6G’s Wider Scope: New Requirements and New Motivations

Prior generations of mobile communications networks focused on raising the performance bar for technical aspects such as connectivity, coverage, throughput, and latency. The scope of 6G differs in two key dimensions. On the technical front, while performance targets will continue along more demanding lines, other developments will focus on 6G systems as distinct from 6G networks. This is because the envelope traditionally drawn around networks will expand. In the future, it will include distributed cloud and computing infrastructure. It will also embrace multi-access solutions involving satellite communications and unlicensed-spectrum networks. 6G communications systems will also interface with complementary systems technologies. Two such examples are AI/ML and communications integrated with sensing.

Non-technical communications goals are the second important change dimension. The scene is set for technologists to address societal aims and values in areas related to digital equity, sustainability, and trustworthiness. In national and political spheres, 6G has become an important industrial strategy topic. Many countries and economic blocs are vying for market leadership.

While expressing solidarity for global standardisation, some countries want to race ahead of the standardisation cycle and be the first to deploy. South Korea, for example, aims to demonstrate its 6G capabilities around 2028, a good two years ahead of the 2030 expectation for commercial 6G systems.

Concerns about national interests, technology sovereignty and component sourcing are additional considerations that are emerging in the debate about 6G. These will have an impact on requirements specification, standardisation, trade-policy, and coalition forming activities.

Initial Steps in Forming the 6G Ecosystem

The cadence for creating a new ‘G’ happens every ten years. The ITU is central to coordinating international input and providing a framework for global consensus. It published IMT-2020, a set of requirements for 5G networks, in 2015 and the corresponding technical standard in 2021. In the case of 6G, work is under way on IMT-2030, with a significant milestone achieved in June 2023 with the approval of a 6G Vision Framework. Preparatory work and market positioning activities began considerably earlier, with a variety of approaches starting to coalesce within national agencies and industry bodies.

In 2018, the University of Oulu’s 6G Flagship Program set the ball rolling with an 8-year research program aiming to define 6G-enabled digital worlds aligned with UN sustainable development goals (SDGs). Since then, the number of interested parties and 6G-focused initiatives has multiplied, covering a range of approaches and participant types. Government agencies are launching task forces to gather information and rally local participants in forming their national plans. There are several industry alliances and public-private partnerships aiming at collaboration to secure research fundings, apply for consortium projects and facilitate cross-disciplinary collaboration with academia.

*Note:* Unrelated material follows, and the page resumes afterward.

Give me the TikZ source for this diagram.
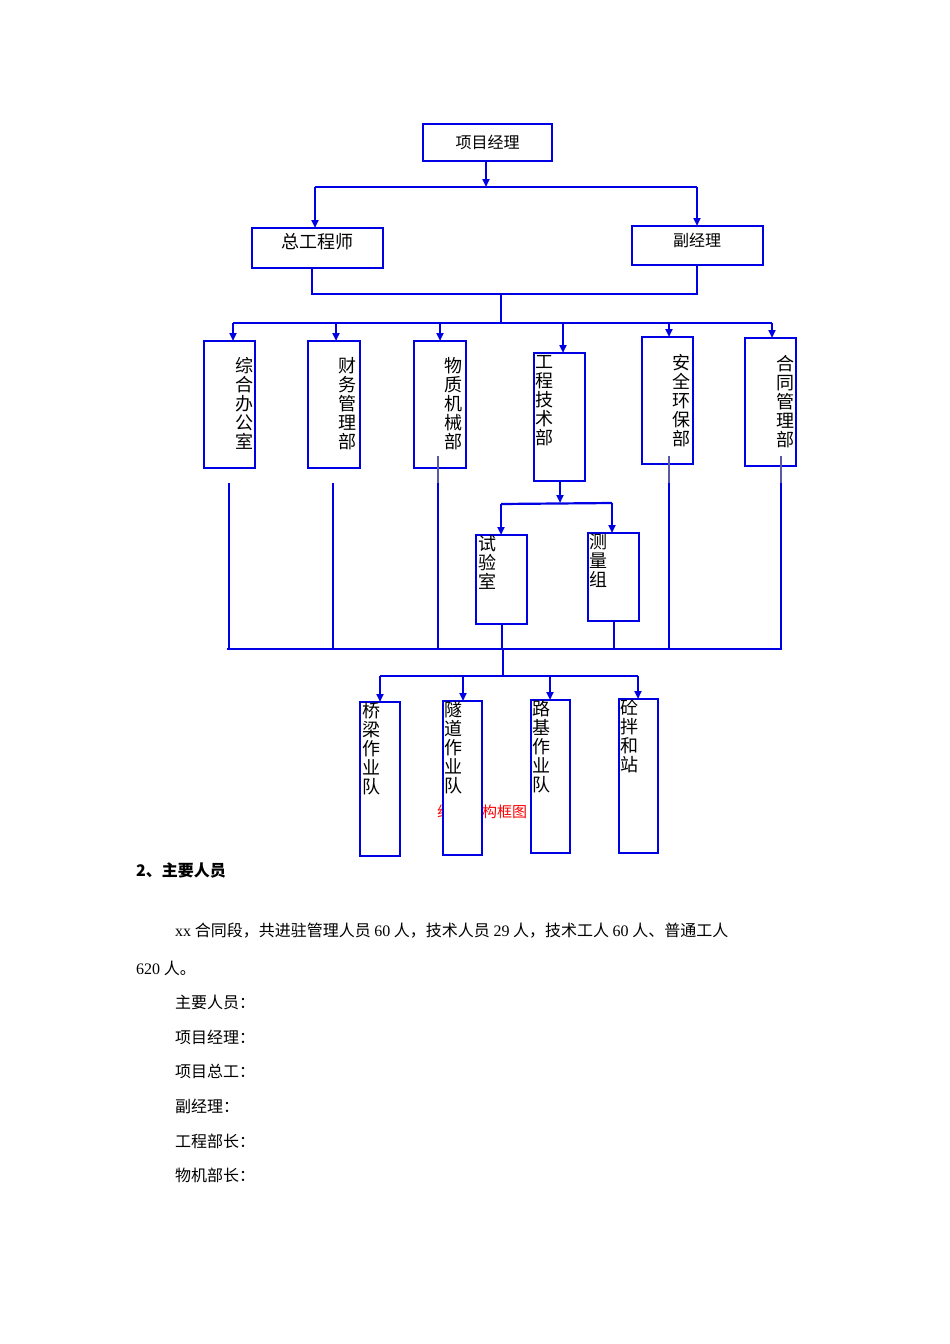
\documentclass[tikz,border=0pt]{standalone}
\usepackage{fontspec}
\setmainfont{Noto Sans CJK SC}
\newfontfamily\latinf{Liberation Serif}
\usetikzlibrary{arrows.meta}
\begin{document}
\begin{tikzpicture}[x=1pt,y=-1pt,
  bx/.style={draw=blue!90!black,line width=2.2pt,fill=white},
  ln/.style={draw=blue!90!black,line width=2.2pt},
  ar/.style={ln,-{Triangle[length=8pt,width=7pt]}},
  vt/.style={font=\fontsize{18}{19}\selectfont,align=center,inner sep=0pt,anchor=north},
  bt/.style={font=\fontsize{16}{18}\selectfont,anchor=west,inner sep=0pt}]
\useasboundingbox[fill=white] (0,0) rectangle (950,1344);
% red caption (behind boxes)
\node[text=red,font=\fontsize{15}{16}\selectfont,anchor=west,inner sep=0pt] (cap) at (437,812) {组织机构框图};
% top
\draw[bx] (423,124) rectangle (552,161); \node[font=\fontsize{16}{18}\selectfont] (pm) at (487.5,142) {项目经理};
\draw[bx] (252,228) rectangle (383,268); \node[font=\fontsize{18}{20}\selectfont] (ce) at (317,242) {总工程师};
\draw[bx] (632,226) rectangle (763,265); \node[font=\fontsize{16}{18}\selectfont] (dm) at (697,240) {副经理};
\draw[ar] (486,161) -- (486,187);
\draw[ln] (315,187) -- (697,187);
\draw[ar] (315,187) -- (315,228);
\draw[ar] (697,187) -- (697,226);
\draw[ln] (312,268) -- (312,294) -- (697,294) -- (697,265);
\draw[ln] (501,294) -- (501,323);
\draw[ln] (233,323) -- (772,323);
% departments
\draw[bx] (204,341) rectangle (255,468);
\draw[bx] (308,341) rectangle (360,468);
\draw[bx] (414,341) rectangle (466,468);
\draw[bx] (534,353) rectangle (585,481);
\draw[bx] (642,337) rectangle (693,464);
\draw[bx] (745,338) rectangle (796,466);
\foreach \x/\y in {233/341,336/341,440/341,563/353,669/337,772/338} \draw[ar] (\x,323) -- (\x,\y);
\node[vt] (d1) at (244,357) {综\\合\\办\\公\\室};
\node[vt] (d2) at (347,357) {财\\务\\管\\理\\部};
\node[vt] (d3) at (453,357) {物\\质\\机\\械\\部};
\node[vt] (d4) at (544,355) {工\\程\\技\\术\\部};
\node[vt] (d5) at (681,354) {安\\全\\环\\保\\部};
\node[vt] (d6) at (785,355) {合\\同\\管\\理\\部};
% down lines
\draw[ln] (229,483) -- (229,650);
\draw[ln] (333,483) -- (333,650);
\foreach \x in {438,669,781} {\draw[gray!70!blue,line width=1.5pt] (\x,456) -- (\x,485); \draw[ln] (\x,483) -- (\x,650);}
\draw[ln] (227,649) -- (782,649);
% sub of eng
\draw[ar] (560,481) -- (560,503);
\draw[ln] (501,504) -- (612,503);
\draw[bx] (476,535) rectangle (527,624);
\draw[bx] (588,533) rectangle (639,621);
\draw[ar] (501,504) -- (501,535);
\draw[ar] (612,503) -- (612,533);
\node[vt] (s1) at (487,535) {试\\验\\室};
\node[vt] (s2) at (598,533) {测\\量\\组};
\draw[ln] (502,624) -- (502,649);
\draw[ln] (614,621) -- (614,649);
% teams
\draw[ln] (503,649) -- (503,676);
\draw[ln] (380,676) -- (638,676);
\draw[bx] (360,702) rectangle (400,856);
\draw[bx] (443,701) rectangle (482,855);
\draw[bx] (531,700) rectangle (570,853);
\draw[bx] (619,699) rectangle (658,853);
\foreach \x/\y in {380/702,463/701,550/700,638/699} \draw[ar] (\x,676) -- (\x,\y);
\node[vt] (t1) at (371,702) {桥\\梁\\作\\业\\队};
\node[vt] (t2) at (453,701) {隧\\道\\作\\业\\队};
\node[vt] (t3) at (541,700) {路\\基\\作\\业\\队};
\node[vt] (t4) at (629,699) {砼\\拌\\和\\站};
% text
\node[bt,font=\fontsize{16}{18}\selectfont\bfseries] (h) at (136,870) {2、主要人员};
\node[bt] (p1) at (175,931) {\latinf xx\normalfont{} 合同段，共进驻管理人员 {\latinf 60} 人，技术人员 {\latinf 29} 人，技术工人 {\latinf 60} 人、普通工人};
\node[bt] (p2) at (136,968) {{\latinf 620} 人。};
\node[bt] (l1) at (175,1002) {主要人员：};
\node[bt] (l2) at (175,1037) {项目经理：};
\node[bt] (l3) at (175,1071) {项目总工：};
\node[bt] (l4) at (175,1106) {副经理：};
\node[bt] (l5) at (175,1141) {工程部长：};
\node[bt] (l6) at (175,1175) {物机部长：};
\end{tikzpicture}
\end{document}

There is also a life-cycle aspect to the different 6G initiatives. White Paper and academic publications are common ways to express thought leadership, disseminate research findings and formulate a vocabulary that will shape the definition and parameters for specifying and implementing 6G. Other initiatives deal with the next steps of pre-standardisation and standardisation activities. Demonstrators, proofs-of-concept, and test beds are other vehicles to implement foundational research and establish pools of expertise or future centres of excellence.

While many initiatives are organised on geographic terms, bi-lateral and international links are common. For example, while the NextG Alliance was established to represents North American, it has also formalised multiple international links.

Geographic initiatives tend to be of assorted flavours. While the NextG Alliance and O-RAN Alliance’s nGRG research group are predominantly from the private sector, there is a mix of government funding and direction-setting approaches in other regions of the world. In the EU, for example, the HEXA-X project began life as part of the bloc’s HORIZON-2020 ICT program. Lessons learned from this program inspired a joint undertaking on Smart Networks and Services (SNS JU) with a multi-year budget of 1.8 billion euros, split across public and private sectors. Elsewhere, the UK government launched its Future Open Networks Research Challenge and later targeted a £110m telecoms R&D package for 5G and 6G technologies. Japan is planning a $450m Japan 6G Fund and Spain approved public funding for Unico I+D, a program to boost implementation of 5G+ and 6G services.

China launched an IMT 2030 (6G) Promotion Group against a backdrop of a national, strategic plan that aims to increase the number of China-based global standards. Most recently, India committed to having a voice in the future direction of 6G by launching the Bharat 6G Alliance.